> [Work to do]: Every line below should be copied exactly; drop the pictures.

> [Provided material]:

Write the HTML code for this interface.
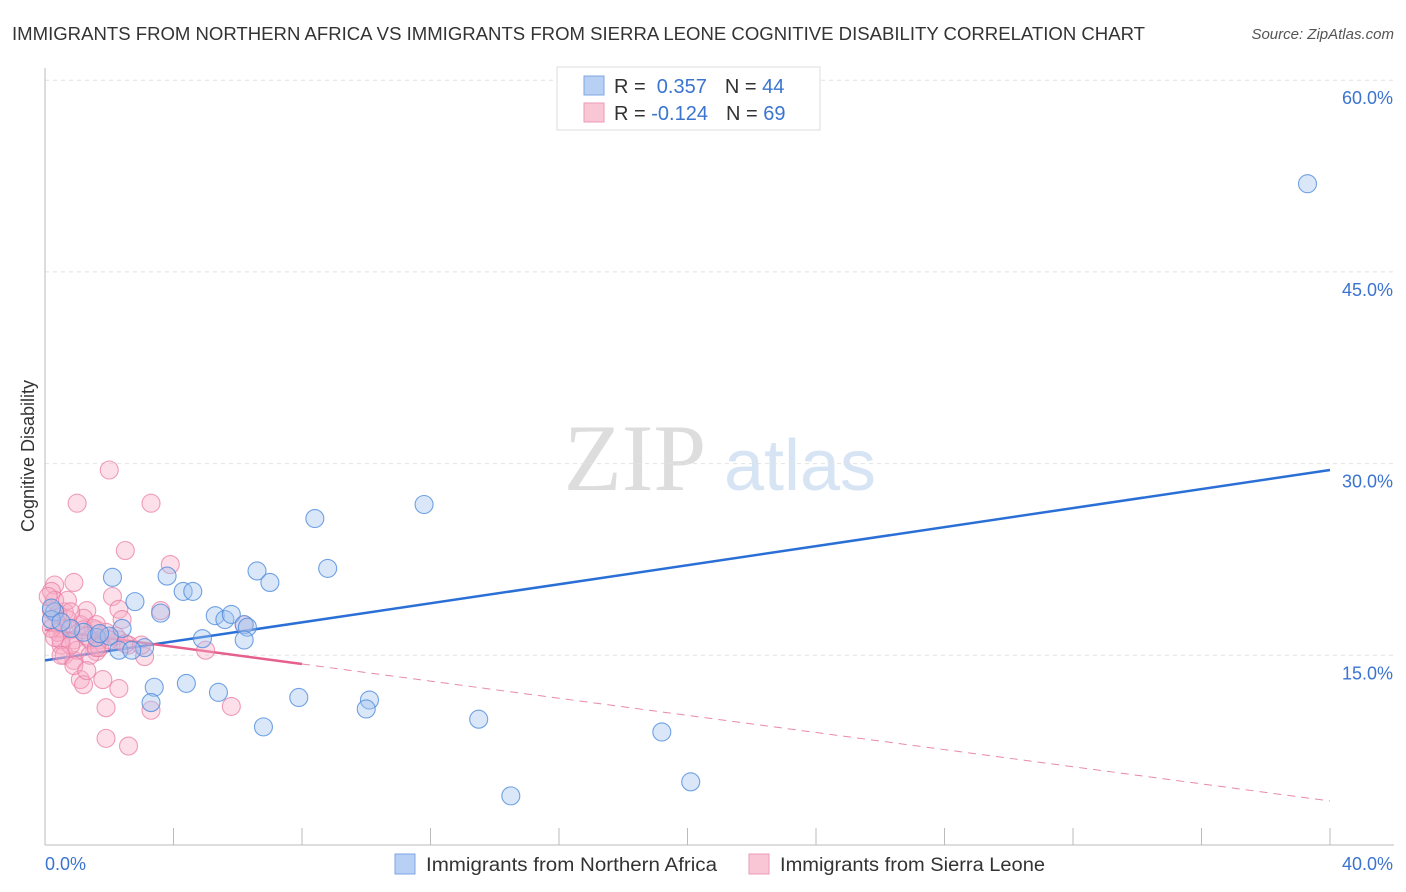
<!DOCTYPE html>
<html><head><meta charset="utf-8"><style>
body{margin:0;background:#fff;font-family:"Liberation Sans",sans-serif;}
</style></head><body>
<svg id="chart" width="1406" height="892" xmlns="http://www.w3.org/2000/svg" style="display:block">
<text x="12" y="40" font-size="18" fill="#333" textLength="1133" lengthAdjust="spacingAndGlyphs">IMMIGRANTS FROM NORTHERN AFRICA VS IMMIGRANTS FROM SIERRA LEONE COGNITIVE DISABILITY CORRELATION CHART</text>
<text x="1394" y="39" font-size="15" fill="#555" font-style="italic" text-anchor="end">Source: ZipAtlas.com</text>
<text transform="translate(34,456) rotate(-90)" font-size="18" fill="#333" text-anchor="middle">Cognitive Disability</text>
<g>
<text x="635" y="490" font-size="95" fill="#ddd" font-family="Liberation Serif,serif" text-anchor="middle">ZIP</text>
<text x="800" y="490" font-size="72" fill="#d6e4f4" text-anchor="middle">atlas</text>
</g>
<g id="grid"></g><g id="axes"></g><g id="trend"></g><g id="pts"></g>
<g>
<rect x="557" y="67" width="263" height="63" fill="#fff" stroke="#ddd"/>
<rect x="584" y="76" width="20" height="19" fill="#b7d0f3" stroke="#7ea6e3"/>
<rect x="584" y="103" width="20" height="19" fill="#f9c6d5" stroke="#ee9ab4"/>
<text x="614" y="93" font-size="20" fill="#333">R = <tspan fill="#3a74d0">&#160;0.357</tspan><tspan dx="18">N = </tspan><tspan fill="#3a74d0">44</tspan></text>
<text x="614" y="120" font-size="20" fill="#333">R = <tspan fill="#3a74d0">-0.124</tspan><tspan dx="18">N = </tspan><tspan fill="#3a74d0">69</tspan></text>
</g>
<g>
<rect x="395" y="854" width="20" height="20" fill="#b7d0f3" stroke="#7ea6e3"/>
<text x="426" y="871" font-size="19" fill="#333" textLength="291" lengthAdjust="spacingAndGlyphs">Immigrants from Northern Africa</text>
<rect x="749" y="854" width="20" height="20" fill="#f9c6d5" stroke="#ee9ab4"/>
<text x="780" y="871" font-size="19" fill="#333" textLength="265" lengthAdjust="spacingAndGlyphs">Immigrants from Sierra Leone</text>
</g>
</svg>
<script>
const yTicks=[15,30,45,60];
const xTickLabels=["0.0%","40.0%"];
const blueX=[39.3,11.8,8.4,8.8,6.6,7.0,2.1,3.8,4.3,4.6,2.8,3.6,5.3,5.6,5.8,6.2,6.3,2.4,4.9,6.2,3.1,2.3,2.7,1.6,1.2,0.8,0.3,0.2,3.4,4.4,5.4,7.9,10.1,10.0,3.3,6.8,13.5,19.2,20.1,14.5,0.2,0.5,2.0,1.7];
const blueY=[51.9,26.8,25.7,21.8,21.6,20.7,21.1,21.2,20.0,20.0,19.2,18.3,18.1,17.8,18.2,17.4,17.2,17.1,16.3,16.2,15.6,15.4,15.4,16.4,16.8,17.1,18.4,17.8,12.5,12.8,12.1,11.7,11.5,10.8,11.3,9.4,10.0,9.0,5.1,4.0,18.7,17.6,16.5,16.7];
const pinkX=[2.0,1.0,3.3,2.5,3.9,0.3,0.9,0.2,2.1,2.3,3.6,1.3,0.6,0.2,0.4,1.1,1.6,0.8,0.5,0.9,1.4,1.7,2.3,2.6,3.1,5.0,0.5,1.6,0.6,0.9,1.1,1.2,1.8,2.3,1.9,3.3,5.8,1.9,2.6,6.2,0.3,0.1,0.2,0.4,0.7,1.2,1.5,1.9,2.2,2.5,3.0,0.5,1.0,1.4,1.7,0.2,0.3,0.7,0.8,1.2,1.6,2.0,0.8,1.3,1.6,2.4,0.5,0.9,1.3];
const pinkY=[29.5,26.9,26.9,23.2,22.1,20.5,20.7,20.0,19.6,18.6,18.5,18.5,18.4,18.5,18.2,17.4,17.0,17.0,17.1,16.2,16.2,16.2,16.2,15.8,14.9,15.4,15.8,15.3,15.0,14.6,13.1,12.7,13.1,12.4,10.9,10.7,11.0,8.5,7.9,17.4,19.3,19.6,17.8,16.8,17.8,17.9,17.1,16.8,16.5,15.9,15.8,16.2,15.4,15.0,15.6,17.1,16.4,19.3,18.4,17.0,17.4,16.2,15.8,16.5,15.6,17.8,15.0,14.2,13.8];
const blueTrend=[14.6,29.5];
const pinkTrend=[17.0,3.6];
const pinkSolidEnd=8;
const NS="http://www.w3.org/2000/svg";
const X0=45,X1=1330,Y0=847,PY=12.78;
const xs=v=>X0+(X1-X0)*v/40, ys=v=>Y0-v*PY;
function mk(tag,attrs,parent){const e=document.createElementNS(NS,tag);for(const k in attrs)e.setAttribute(k,attrs[k]);document.getElementById(parent).appendChild(e);return e;}
yTicks.forEach(t=>{
 const g=mk('line',{x1:45,x2:1394,y1:ys(t),y2:ys(t),stroke:'#e2e2e2','stroke-dasharray':'4,4'},'grid');
 
 
 const l=mk('text',{x:1393,y:ys(t)+24,'font-size':18,fill:'#3a74d0','text-anchor':'end'},'grid');
 l.textContent=t.toFixed(1)+'%';
 
 
});
const ax=mk('line',{x1:45,x2:45,y1:68,y2:845,stroke:'#bbb'},'axes');


const bx=mk('line',{x1:45,x2:1394,y1:845,y2:845,stroke:'#bbb'},'axes');


for(let i=0;i<=10;i++){
 const t=mk('line',{x1:xs(i*4),x2:xs(i*4),y1:828,y2:845,stroke:'#bbb'},'axes');
 
 
}
const xl0=mk('text',{x:45,y:870,'font-size':18,fill:'#3a74d0'},'axes');xl0.textContent=xTickLabels[0];


const xl1=mk('text',{x:1393,y:870,'font-size':18,fill:'#3a74d0','text-anchor':'end'},'axes');xl1.textContent=xTickLabels[1];


function dot(x,y,f,s,name){const c=mk('circle',{cx:xs(x),cy:ys(y),r:9,fill:f,stroke:s,'stroke-width':1.1},'pts');
 
 }
pinkX.forEach((x,i)=>dot(x,pinkY[i],'rgba(246,170,196,0.38)','rgba(232,120,160,0.7)','point-sierra-leone'));
blueX.forEach((x,i)=>dot(x,blueY[i],'rgba(160,196,240,0.4)','rgba(80,140,220,0.8)','point-northern-africa'));
const bt=mk('line',{x1:xs(0),y1:ys(blueTrend[0]),x2:xs(40),y2:ys(blueTrend[1]),stroke:'#2a6fd6','stroke-width':2.5},'trend');


const pe=pinkTrend[0]+(pinkTrend[1]-pinkTrend[0])*pinkSolidEnd/40;
const pt=mk('line',{x1:xs(0),y1:ys(pinkTrend[0]),x2:xs(pinkSolidEnd),y2:ys(pe),stroke:'#e6608c','stroke-width':2.5},'trend');


const pd=mk('line',{x1:xs(pinkSolidEnd),y1:ys(pe),x2:xs(40),y2:ys(pinkTrend[1]),stroke:'#e88aa8','stroke-width':1,'stroke-dasharray':'8,6'},'trend');


</script>
</body></html>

> [Response to the exercise]:
Write the HTML code for this interface.
<!DOCTYPE html>
<html><head><meta charset="utf-8"><style>
body{margin:0;background:#fff;font-family:"Liberation Sans",sans-serif;}
</style></head><body>
<svg id="chart" width="1406" height="892" xmlns="http://www.w3.org/2000/svg" style="display:block">
<text x="12" y="40" font-size="18" fill="#333" textLength="1133" lengthAdjust="spacingAndGlyphs">IMMIGRANTS FROM NORTHERN AFRICA VS IMMIGRANTS FROM SIERRA LEONE COGNITIVE DISABILITY CORRELATION CHART</text>
<text x="1394" y="39" font-size="15" fill="#555" font-style="italic" text-anchor="end">Source: ZipAtlas.com</text>
<text transform="translate(34,456) rotate(-90)" font-size="18" fill="#333" text-anchor="middle">Cognitive Disability</text>
<g>
<text x="635" y="490" font-size="95" fill="#ddd" font-family="Liberation Serif,serif" text-anchor="middle">ZIP</text>
<text x="800" y="490" font-size="72" fill="#d6e4f4" text-anchor="middle">atlas</text>
</g>
<g id="grid"></g><g id="axes"></g><g id="trend"></g><g id="pts"></g>
<g>
<rect x="557" y="67" width="263" height="63" fill="#fff" stroke="#ddd"/>
<rect x="584" y="76" width="20" height="19" fill="#b7d0f3" stroke="#7ea6e3"/>
<rect x="584" y="103" width="20" height="19" fill="#f9c6d5" stroke="#ee9ab4"/>
<text x="614" y="93" font-size="20" fill="#333">R = <tspan fill="#3a74d0">&#160;0.357</tspan><tspan dx="18">N = </tspan><tspan fill="#3a74d0">44</tspan></text>
<text x="614" y="120" font-size="20" fill="#333">R = <tspan fill="#3a74d0">-0.124</tspan><tspan dx="18">N = </tspan><tspan fill="#3a74d0">69</tspan></text>
</g>
<g>
<rect x="395" y="854" width="20" height="20" fill="#b7d0f3" stroke="#7ea6e3"/>
<text x="426" y="871" font-size="19" fill="#333" textLength="291" lengthAdjust="spacingAndGlyphs">Immigrants from Northern Africa</text>
<rect x="749" y="854" width="20" height="20" fill="#f9c6d5" stroke="#ee9ab4"/>
<text x="780" y="871" font-size="19" fill="#333" textLength="265" lengthAdjust="spacingAndGlyphs">Immigrants from Sierra Leone</text>
</g>
</svg>
<script>
const yTicks=[15,30,45,60];
const xTickLabels=["0.0%","40.0%"];
const blueX=[39.3,11.8,8.4,8.8,6.6,7.0,2.1,3.8,4.3,4.6,2.8,3.6,5.3,5.6,5.8,6.2,6.3,2.4,4.9,6.2,3.1,2.3,2.7,1.6,1.2,0.8,0.3,0.2,3.4,4.4,5.4,7.9,10.1,10.0,3.3,6.8,13.5,19.2,20.1,14.5,0.2,0.5,2.0,1.7];
const blueY=[51.9,26.8,25.7,21.8,21.6,20.7,21.1,21.2,20.0,20.0,19.2,18.3,18.1,17.8,18.2,17.4,17.2,17.1,16.3,16.2,15.6,15.4,15.4,16.4,16.8,17.1,18.4,17.8,12.5,12.8,12.1,11.7,11.5,10.8,11.3,9.4,10.0,9.0,5.1,4.0,18.7,17.6,16.5,16.7];
const pinkX=[2.0,1.0,3.3,2.5,3.9,0.3,0.9,0.2,2.1,2.3,3.6,1.3,0.6,0.2,0.4,1.1,1.6,0.8,0.5,0.9,1.4,1.7,2.3,2.6,3.1,5.0,0.5,1.6,0.6,0.9,1.1,1.2,1.8,2.3,1.9,3.3,5.8,1.9,2.6,6.2,0.3,0.1,0.2,0.4,0.7,1.2,1.5,1.9,2.2,2.5,3.0,0.5,1.0,1.4,1.7,0.2,0.3,0.7,0.8,1.2,1.6,2.0,0.8,1.3,1.6,2.4,0.5,0.9,1.3];
const pinkY=[29.5,26.9,26.9,23.2,22.1,20.5,20.7,20.0,19.6,18.6,18.5,18.5,18.4,18.5,18.2,17.4,17.0,17.0,17.1,16.2,16.2,16.2,16.2,15.8,14.9,15.4,15.8,15.3,15.0,14.6,13.1,12.7,13.1,12.4,10.9,10.7,11.0,8.5,7.9,17.4,19.3,19.6,17.8,16.8,17.8,17.9,17.1,16.8,16.5,15.9,15.8,16.2,15.4,15.0,15.6,17.1,16.4,19.3,18.4,17.0,17.4,16.2,15.8,16.5,15.6,17.8,15.0,14.2,13.8];
const blueTrend=[14.6,29.5];
const pinkTrend=[17.0,3.6];
const pinkSolidEnd=8;
const NS="http://www.w3.org/2000/svg";
const X0=45,X1=1330,Y0=847,PY=12.78;
const xs=v=>X0+(X1-X0)*v/40, ys=v=>Y0-v*PY;
function mk(tag,attrs,parent){const e=document.createElementNS(NS,tag);for(const k in attrs)e.setAttribute(k,attrs[k]);document.getElementById(parent).appendChild(e);return e;}
yTicks.forEach(t=>{
 const g=mk('line',{x1:45,x2:1394,y1:ys(t),y2:ys(t),stroke:'#e2e2e2','stroke-dasharray':'4,4'},'grid');
 
 
 const l=mk('text',{x:1393,y:ys(t)+24,'font-size':18,fill:'#3a74d0','text-anchor':'end'},'grid');
 l.textContent=t.toFixed(1)+'%';
 
 
});
const ax=mk('line',{x1:45,x2:45,y1:68,y2:845,stroke:'#bbb'},'axes');


const bx=mk('line',{x1:45,x2:1394,y1:845,y2:845,stroke:'#bbb'},'axes');


for(let i=0;i<=10;i++){
 const t=mk('line',{x1:xs(i*4),x2:xs(i*4),y1:828,y2:845,stroke:'#bbb'},'axes');
 
 
}
const xl0=mk('text',{x:45,y:870,'font-size':18,fill:'#3a74d0'},'axes');xl0.textContent=xTickLabels[0];


const xl1=mk('text',{x:1393,y:870,'font-size':18,fill:'#3a74d0','text-anchor':'end'},'axes');xl1.textContent=xTickLabels[1];


function dot(x,y,f,s,name){const c=mk('circle',{cx:xs(x),cy:ys(y),r:9,fill:f,stroke:s,'stroke-width':1.1},'pts');
 
 }
pinkX.forEach((x,i)=>dot(x,pinkY[i],'rgba(246,170,196,0.38)','rgba(232,120,160,0.7)','point-sierra-leone'));
blueX.forEach((x,i)=>dot(x,blueY[i],'rgba(160,196,240,0.4)','rgba(80,140,220,0.8)','point-northern-africa'));
const bt=mk('line',{x1:xs(0),y1:ys(blueTrend[0]),x2:xs(40),y2:ys(blueTrend[1]),stroke:'#2a6fd6','stroke-width':2.5},'trend');


const pe=pinkTrend[0]+(pinkTrend[1]-pinkTrend[0])*pinkSolidEnd/40;
const pt=mk('line',{x1:xs(0),y1:ys(pinkTrend[0]),x2:xs(pinkSolidEnd),y2:ys(pe),stroke:'#e6608c','stroke-width':2.5},'trend');


const pd=mk('line',{x1:xs(pinkSolidEnd),y1:ys(pe),x2:xs(40),y2:ys(pinkTrend[1]),stroke:'#e88aa8','stroke-width':1,'stroke-dasharray':'8,6'},'trend');


</script>
</body></html>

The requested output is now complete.